A VERY GRAND TOUR

16.02 - 12.03.2022

Solo Exhibition by Jessica Bosworth Smith

A Very Grand Tour is a debut solo exhibition by Jessica Bosworth Smith.

"I first lived overseas in 2012 working as an au pair in Paris. During my year abroad, I extensively explored the city. And, while inhabiting the role of both tourist and Parisian local, learnt of a very interesting phenomenon, Paris Syndrome. This syndrome is characterized by an overwhelming sense of disappointment that reality does not match up to expectations that tourists sometimes hold of the city. Throughout my many trips to famous monuments, I felt that, yes, I could very easily see the burst bubble of romance in some tourist’s faces as they attempted to capture the perfect vista of the Eiffel Tour while trying to ignore the alarmingly large rats tearing at bins, overly familiar strangers reaching to high-five you whilst simultaneously rummaging through your pockets, and worst of all, other tourists attempting to experience the magic of the city at the very same time as they were. I was obsessed with taking pictures, like most tourists, and I never stopped to question why I was looking through a viewfinder instead of looking with my eyes. The reality of the diminutive stature of the Mona Lisa comparative to the extremely large crowd usually surrounding her is something many people can relate to. Despite the reality often falling short, I still took immense delight in discovering the city; the magic that seemed to lie in unexpected places, and the welling up of emotions that often took me by surprise. It was the turning of corners that excited me. The sudden stumbling onto a scene that unfolded like a tableau that felt like I had discovered a more real version of the city than the actual city I had been experiencing. This encountering of the whimsically unexpected began to change the way I interacted with the places around me. Over time, I began using a camera less and less, preferred travelling alone than with company, and would purposefully lose myself in a place to reflect on things that can only be truly examined when your comfort zone has been stripped away. For me, travel became about self-examination.

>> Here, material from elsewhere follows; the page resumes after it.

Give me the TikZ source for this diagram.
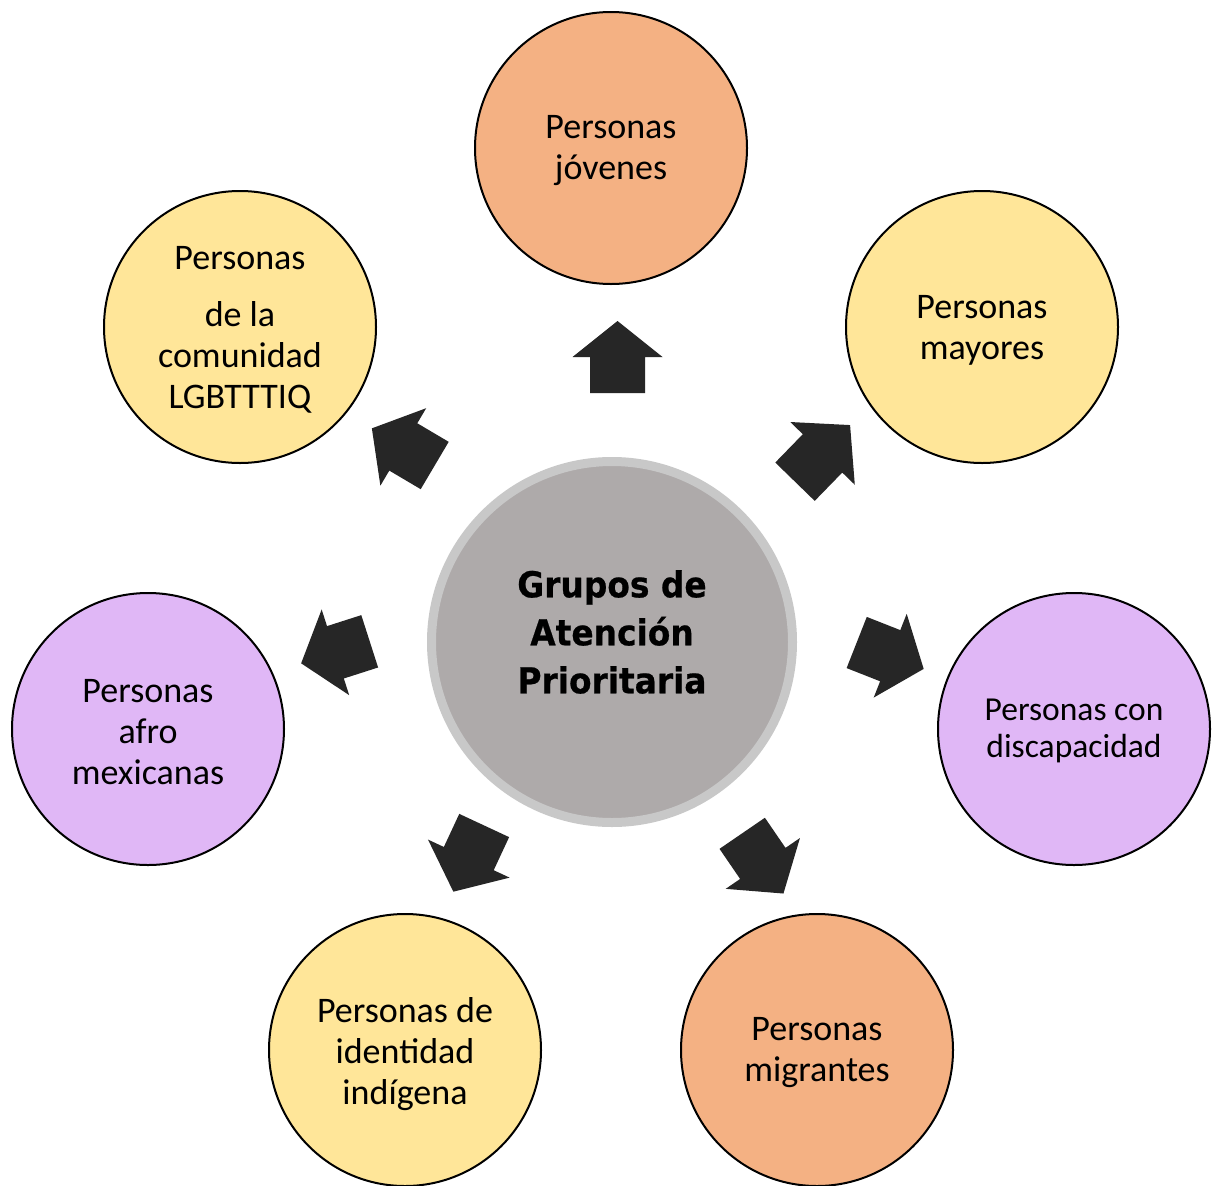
\documentclass[tikz,border=0pt]{standalone}
\usepackage{fontspec}
\setmainfont{Carlito}
\newfontfamily\ctrfont[FakeStretch=0.92,BoldFeatures={FakeBold=0.6}]{DejaVu Sans}
\definecolor{orng}{RGB}{244,177,131}
\definecolor{yllw}{RGB}{255,230,153}
\definecolor{prpl}{RGB}{224,183,246}
\definecolor{ctrfill}{RGB}{174,170,170}
\definecolor{ctrring}{RGB}{200,200,200}
\definecolor{arrfill}{RGB}{38,38,38}
\tikzset{
  group/.style={circle, draw=black, line width=2pt, minimum size=272pt, inner sep=0pt},
  grouptext/.style={align=center, inner sep=0pt, font=\fontsize{36}{41}\selectfont},
  ctrcircle/.style={circle, draw=ctrring, fill=ctrfill, line width=9pt, minimum size=361pt, inner sep=0pt},
  ctrtext/.style={align=center, inner sep=0pt, font=\ctrfont\bfseries\fontsize{35.7}{48}\selectfont},
  blockfill/.style={fill=arrfill}
}
\newcommand{\blockarr}[4]{%
  \begin{scope}[shift={(#1,#2)},rotate=#3]
    \fill[blockfill] (0,-27.5) -- ({#4/2},-27.5) -- ({#4/2},-45) -- (#4,0) -- ({#4/2},45) -- ({#4/2},27.5) -- (0,27.5) -- cycle;
  \end{scope}}
\begin{document}
\begin{tikzpicture}[x=1pt,y=-1pt]
\useasboundingbox (0,0) rectangle (1213,1186);
\fill[white] (0,0) rectangle (1213,1186);

\node[ctrcircle] (ctr) at (612,642) {};
\node[ctrtext] (ctrlabel) at (612,632) {Grupos de\\Atención\\Prioritaria};

\node[group, fill=orng] (jov) at (611,148) {};
\node[group, fill=yllw] (may) at (982,327) {};
\node[group, fill=prpl] (dis) at (1074,729) {};
\node[group, fill=orng] (mig) at (817,1050) {};
\node[group, fill=yllw] (ind) at (405,1050) {};
\node[group, fill=prpl] (afr) at (148,729) {};
\node[group, fill=yllw] (lgb) at (240,327) {};

\node[grouptext] (jovl) at (611,151) {Personas\\jóvenes};
\node[grouptext] (mayl) at (982,330) {Personas\\mayores};
\node[grouptext, font=\fontsize{33.5}{37}\selectfont] (disl) at (1074,731) {Personas con\\discapacidad};
\node[grouptext] (migl) at (817,1053) {Personas\\migrantes};
\node[grouptext] (indl) at (405,1054) {Personas de\\identidad\\indígena};
\node[grouptext] (afrl) at (148,732) {Personas\\afro\\mexicanas};
\node[grouptext] (lgbl) at (240,330) {Personas\\[16pt]de la\\comunidad\\LGBTTTIQ};

\blockarr{617.5}{393}{90}{72}
\blockarr{795}{481.7}{45.8}{79}
\blockarr{856.7}{642.5}{-21.5}{72}
\blockarr{742.2}{833.3}{-55.6}{73}
\blockarr{484.2}{825.5}{-115}{73}
\blockarr{369.7}{641.3}{-162.2}{72}
\blockarr{434.7}{465.5}{149.4}{73}
\end{tikzpicture}
\end{document}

I’ve done much travelling since then. And from the many trips I’ve taken I’ve often wondered about the nature of being a tourist. To visit as a tourist is to both have a highly individualized, and often life-changing, experience and yet one simultaneously shared by many many others. And by the nature of your presence, and your subsequent remembering, you aid in the romanticization, flattening, and instagrammable-ness of the place. To tour a place is to create the tourist attraction. I have my own very complicated feelings about this simple fact. I want to inhabit, to experience, to take pictures, but I begrudge my own presence there.

The early photos from March 2020 of monuments completely deserted was like glimpsing into a parallel universe; a strange place where there was no such thing as a tourist. A place where dolphins swam in the canals of Venice, boars cavorted in playgrounds, and penguins waddled around Simon’s Town. These attractions which are defined by being visited now could only be viewed from a window, a screen, or relived in a memory. Suddenly, digital visitations to global destinations began to fascinate me. I started stockpiling images that were less about the place itself, and more about the feeling they evoked in me; those feelings I got and could examine honestly when I travelled, especially when I did so alone. So, I turned to painting. Firstly, with gouache on board and then to the 3-dimensional realm in ceramics. With my sculptural works, I explored the desire to collect and to find keepsakes; like little souvenirs from the places I’ve captured in my paintings. I want collection as a whole to come alive with the delight of feeling like you know this place, but I can’t be sure that you’ve seen it before.

A Very Grand Tour centers around my desire to teleport myself to new and wonderful places rather than to recapture the cities I had already visited. I wanted to create parallel worlds which were reality-adjacent; interiors of impractical and fantastic hotels or apartments, lush pools, perfectly preserved collections of things, souvenirs, and dense, vibrant jungles. Through painting, I could circumvent the plane ticket and travel restrictions and use the pictorial plane to go elsewhere. A place where only I can go, which is mine alone, where there is no reality to compare it to, that tells me everything I need to know about myself."